# new aquarium, discus or saltwater



## dethnode (Sep 29, 2012)

I have very little experience, currently finishing cycling my first fresh water tank, it is my wifes tank and she has it stocked with platys and cherry barbs, and what not. As much as I like the tank, I find it not very enjoyable to look at, and want a tank of my own, I am debating between a 75 gallon discus tank or a saltwater tank of the same size, what are your thoughts, biggest issues are startup cost and difficulty of maintenance...


----------



## Byron (Mar 7, 2009)

I can't speak for saltwater as I have never gone down that road. But with respect to discus, this is not a beginner's fish. And I mean this with no disrespect, since i have no idea of your level of knowledge or experience, but I would not advise discus to anyone without a good level of both. I have been maintaining tropicals for 20+ years, and still have not ventured into discus. One must consider the very high cost of good quality fish, where you get them [buy from a breeder, not a chain store], plus the higher temperature makes it difficult for many other species of fish. Consistent and high water quality is essential.

Are you aware of our fish profiles, second tab from the left in the blue bar across the top of the page? Check the profile on the two discus species. You will note the name shaded, meaning you can click it for the profile. We have the common discus and the Heckel Discus included.

Byron.


----------



## dethnode (Sep 29, 2012)

Byron, I appreciate the feedback, I was going to stock my next tank with discus only so I didn't think the higher temps would present an issue, as for consistent high quality water, how difficult would this be presuming I have no problem with frequent water changes, as well as frequent testing.


----------



## Geomancer (Aug 23, 2010)

I can only say second hand stories as I haven't kept them myself either. From what I've heard of those who do, most do multiple water changes a week, and use an RO/DI water mixture if their tap isn't already very soft. With the high cost of RO/DI in combination with frequent changes, it's best if your water is already soft. But, depending on how they've been bred, it may be possible to find ones that can tolerate slightly harder water (but still not 'hard' water).
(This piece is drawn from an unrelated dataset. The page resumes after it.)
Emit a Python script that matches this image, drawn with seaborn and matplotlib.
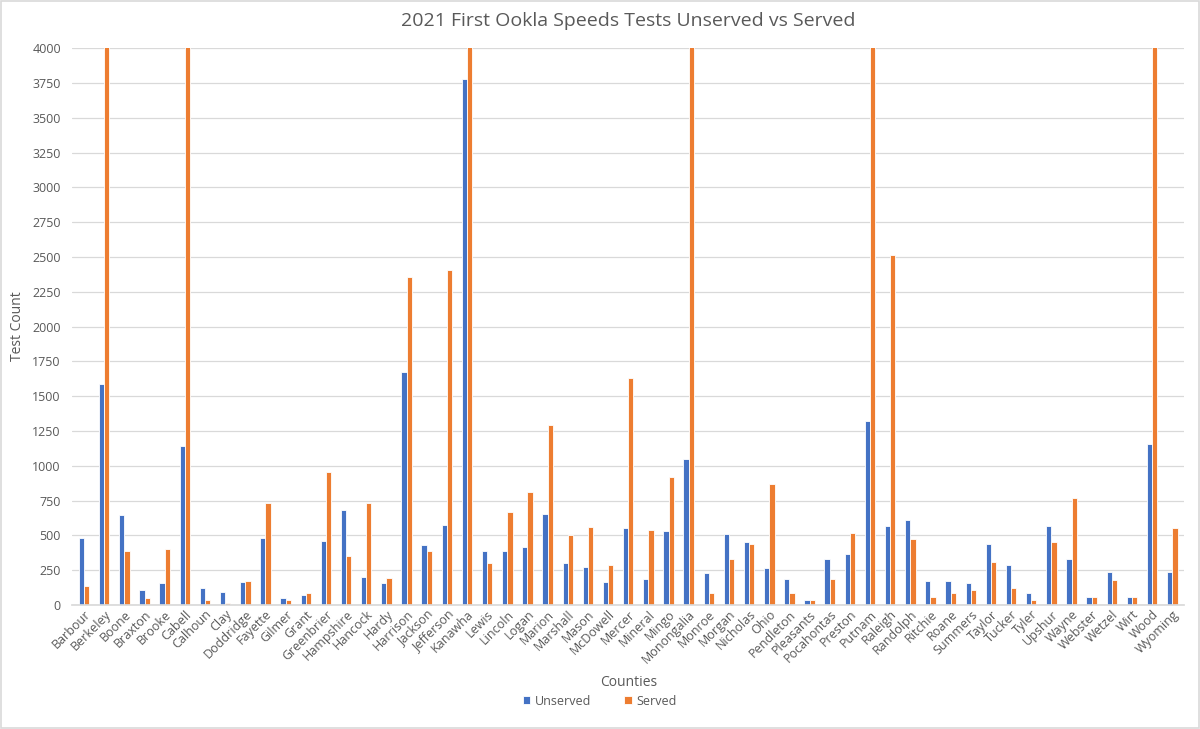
import matplotlib
matplotlib.use("Agg")
import matplotlib.pyplot as plt
import seaborn as sns
import pandas as pd

counties = ["Barbour", "Berkeley", "Boone", "Braxton", "Brooke", "Cabell", "Calhoun", "Clay",
            "Doddridge", "Fayette", "Gilmer", "Grant", "Greenbrier", "Hampshire", "Hancock",
            "Hardy", "Harrison", "Jackson", "Jefferson", "Kanawha", "Lewis", "Lincoln", "Logan",
            "Marion", "Marshall", "Mason", "McDowell", "Mercer", "Mineral", "Mingo", "Monongalia",
            "Monroe", "Morgan", "Nicholas", "Ohio", "Pendleton", "Pleasants", "Pocahontas",
            "Preston", "Putnam", "Raleigh", "Randolph", "Ritchie", "Roane", "Summers", "Taylor",
            "Tucker", "Tyler", "Upshur", "Wayne", "Webster", "Wetzel", "Wirt", "Wood", "Wyoming"]

unserved = [480, 1585, 650, 110, 160, 1140, 125, 95, 165, 480, 50, 75, 460, 685, 205,
            160, 1675, 435, 575, 3775, 385, 385, 415, 655, 305, 270, 165, 555, 185, 530, 1050,
            230, 510, 455, 265, 185, 40, 330, 370, 1325, 570, 610, 175, 175, 160, 440,
            285, 85, 565, 330, 55, 240, 55, 1160, 240]

served = [140, 6500, 390, 50, 400, 6000, 40, 15, 175, 730, 35, 85, 955, 350, 730,
          195, 2355, 385, 2410, 9000, 305, 665, 815, 1295, 500, 560, 285, 1630, 540, 920, 8000,
          90, 330, 440, 870, 85, 40, 185, 520, 5000, 2515, 475, 55, 85, 105, 310,
          120, 35, 450, 770, 55, 180, 55, 5500, 550]

series_names = ["Unserved", "Served"]
colors = ["#4472C4", "#ED7D31"]

df = pd.DataFrame({
    "County": counties * 2,
    "Count": unserved + served,
    "Series": [series_names[0]] * len(counties) + [series_names[1]] * len(counties),
})

sns.set_theme(style="white")
plt.rcParams["font.family"] = ["Open Sans", "DejaVu Sans"]

fig = plt.figure(figsize=(12, 7.29), dpi=100)
ax = fig.add_axes([0.060, 0.170, 0.927, 0.764])

sns.barplot(data=df, x="County", y="Count", hue="Series", hue_order=series_names,
            palette=colors, saturation=1, width=0.52, edgecolor="white", linewidth=0.6,
            ax=ax, errorbar=None, legend=True)

ax.set_ylim(0, 4000)
ax.set_xlim(-0.6, len(counties) - 0.4)
ax.set_yticks(range(0, 4001, 250))
ax.tick_params(axis="y", labelsize=9, labelcolor="#595959", length=0, pad=8)
ax.tick_params(axis="x", labelsize=9, labelcolor="#595959", length=0, pad=2)
plt.setp(ax.get_xticklabels(), rotation=45, ha="right", rotation_mode="anchor")
ax.grid(axis="y", color="#D9D9D9", linewidth=0.9)
ax.set_axisbelow(True)
for s in ["top", "right", "left"]:
    ax.spines[s].set_visible(False)
ax.spines["bottom"].set_color("#D9D9D9")

ax.set_xlabel("Counties", fontsize=10, color="#595959")
ax.set_ylabel("Test Count", fontsize=10, color="#595959")
ax.xaxis.set_label_coords(0.5, -0.126)
ax.yaxis.set_label_coords(-0.042, 0.5)
ax.set_title("2021 First Ookla Speeds Tests Unserved vs Served", fontsize=14,
             color="#595959", pad=16)

handles, labels = ax.get_legend_handles_labels()
ax.get_legend().remove()
fig.legend(handles, labels, loc="center", bbox_to_anchor=(0.5, 0.038), ncol=2,
           frameon=False, fontsize=9, labelcolor="#595959", handlelength=0.6,
           handleheight=0.6, columnspacing=2.6, handletextpad=0.4)

fig.patches.append(plt.Rectangle((0.001, 0.001), 0.998, 0.998, transform=fig.transFigure,
                                 fill=False, edgecolor="#D9D9D9", linewidth=1.2))

fig.savefig("out.png", dpi=100, facecolor="white")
Live plants help a lot with Nitrates, but that's only one pollutant in a fish tank.

I'm sticking with my Angelfish, Discus would require more attention to detail than I could give right now.


----------



## dethnode (Sep 29, 2012)

Geomancer, I was considering angelfish as well, do you have any pictures of yours, my wifes tank is stocked with just cherry barbs, a few platys, one Molly, one dwarf guoromi. Nice and fun and all, but I'm eventually wanting bigger and more colorful


----------



## Geomancer (Aug 23, 2010)

I have a few uploaded, most when they were still young.


























This guy developed a little ... special ... it's not normal for their find to grow bent like that, but I suppose even in the fish world you get an anomaly now and then. I think he looks pretty interesting actually.


----------



## Byron (Mar 7, 2009)

dethnode said:


> Byron, I appreciate the feedback, I was going to stock my next tank with discus only so I didn't think the higher temps would present an issue, as for consistent high quality water, how difficult would this be presuming I have no problem with frequent water changes, as well as frequent testing.


I think most of the experienced members would agree with me, that we all took time to become reasonably "experienced." Many things factor into this as well.

I mentioned about the source of the discus; they are almost certain to be tank-raised fish; while imported wild fish are available you are not going to find these at most suppliers. The "pedigree" if you like is important. You source water (presumably tap) is relevant, and what if any adjustment may be needed (GH, pH, nitrogenous substances like nitrate, etc).

One of the most acknowledged authors on discus is Jack Wattley, who now in his 80's is still breeding and selling discus and travels the world speaking at conferences. His monthly column in TFH is full of wisdom, and one recent column set out the "basics" which I will attach as it may help. Thought I could link to the digital page but apparently not, so had to scan it; but I think it is readable.

Byron.


----------



## twocents (Feb 22, 2010)

Perhaps some Australian Rainbow fish. 
Look at oddballfish.com, they have some interesting relatively colourful species, many of which are not too difficult to maintain.


----------



## Maestro08 (Sep 28, 2012)

saltwater is harder. fish are cheaper. but the water changing process and the skimmers and the chillers and the complicated sump are all more expensive and complicated 

i suggest go for freshwater, if you want a relaxing aquarium, try my current project right now  its mostly tetras


----------



## waters (Sep 14, 2012)

I can only speak from my experience, but saltwater is MUCH more expensive and slightly harder to maintain than your average freshwater tank. This is largely dependentant on your specific setup.....for example a fish only tank is easier to keep than a reef tank.


----------